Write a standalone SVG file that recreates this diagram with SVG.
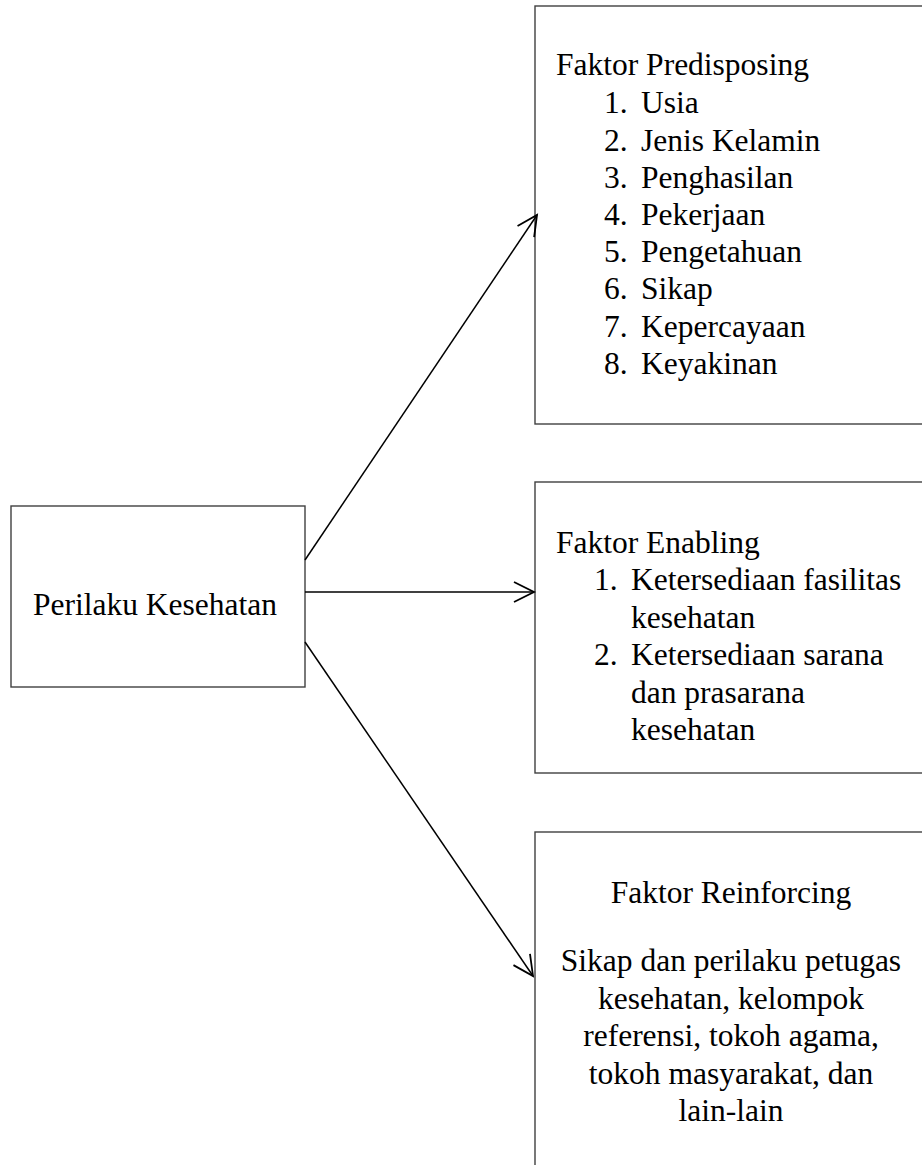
<svg xmlns="http://www.w3.org/2000/svg" width="922" height="1165" viewBox="0 0 922 1165">
<style>
.box{fill:#fff;stroke:#404040;stroke-width:1.4}
.t{font-family:"Liberation Serif","Times New Roman",serif;font-size:31.5px;fill:#000}
.c{text-anchor:middle}
.conn{stroke:#000;stroke-width:1.5;fill:none;marker-end:url(#arr)}
</style>
<defs>
<marker id="arr" markerUnits="userSpaceOnUse" markerWidth="30" markerHeight="30" viewBox="-25 -15 30 30" refX="0" refY="0" orient="auto">
<path d="M-20,-10 L0,0 L-20,10" fill="none" stroke="#000" stroke-width="1.8"/>
</marker>
</defs>
<rect width="922" height="1165" fill="#fff"/>
<g id="node-perilaku">
<rect class="box" x="11" y="506" width="294" height="181"/>
<text class="t" x="33" y="615">Perilaku Kesehatan</text>
</g>
<g id="node-predisposing">
<rect class="box" x="535" y="6" width="400" height="418"/>
<text class="t" x="556" y="75">Faktor Predisposing</text>
<text class="t" x="604" y="113">1.</text><text class="t" x="641" y="113">Usia</text>
<text class="t" x="604" y="150.5">2.</text><text class="t" x="641" y="150.5">Jenis Kelamin</text>
<text class="t" x="604" y="188">3.</text><text class="t" x="641" y="188">Penghasilan</text>
<text class="t" x="604" y="225">4.</text><text class="t" x="641" y="225">Pekerjaan</text>
<text class="t" x="604" y="262">5.</text><text class="t" x="641" y="262">Pengetahuan</text>
<text class="t" x="604" y="299">6.</text><text class="t" x="641" y="299">Sikap</text>
<text class="t" x="604" y="336.5">7.</text><text class="t" x="641" y="336.5">Kepercayaan</text>
<text class="t" x="604" y="374">8.</text><text class="t" x="641" y="374">Keyakinan</text>
</g>
<g id="node-enabling">
<rect class="box" x="535" y="482" width="400" height="291"/>
<text class="t" x="556" y="553">Faktor Enabling</text>
<text class="t" x="594" y="590">1.</text><text class="t" x="631" y="590">Ketersediaan fasilitas</text>
<text class="t" x="631" y="627.5">kesehatan</text>
<text class="t" x="594" y="665">2.</text><text class="t" x="631" y="665">Ketersediaan sarana</text>
<text class="t" x="631" y="702.5">dan prasarana</text>
<text class="t" x="631" y="740">kesehatan</text>
</g>
<g id="node-reinforcing">
<rect class="box" x="535" y="832" width="400" height="360"/>
<text class="t c" x="731" y="903">Faktor Reinforcing</text>
<text class="t c" x="731" y="971">Sikap dan perilaku petugas</text>
<text class="t c" x="731" y="1008.5">kesehatan, kelompok</text>
<text class="t c" x="731" y="1046">referensi, tokoh agama,</text>
<text class="t c" x="731" y="1083.5">tokoh masyarakat, dan</text>
<text class="t c" x="731" y="1121">lain-lain</text>
</g>
<g id="connectors">
<line class="conn" x1="305" y1="560" x2="537" y2="215"/>
<line class="conn" x1="305" y1="592" x2="534" y2="592"/>
<line class="conn" x1="305" y1="642" x2="533" y2="976"/>
</g>
</svg>
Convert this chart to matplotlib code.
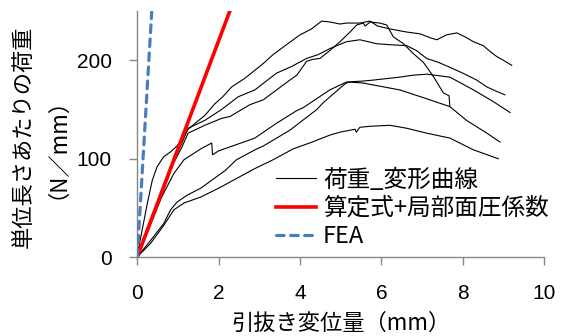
━━━
▶ [Exercise description] Scan the records for the string "this". Copy each line in which it appears.

▶ [Task solution]
Write a standalone SVG file that recreates this diagram with SVG.
Convert this chart to matplotlib code.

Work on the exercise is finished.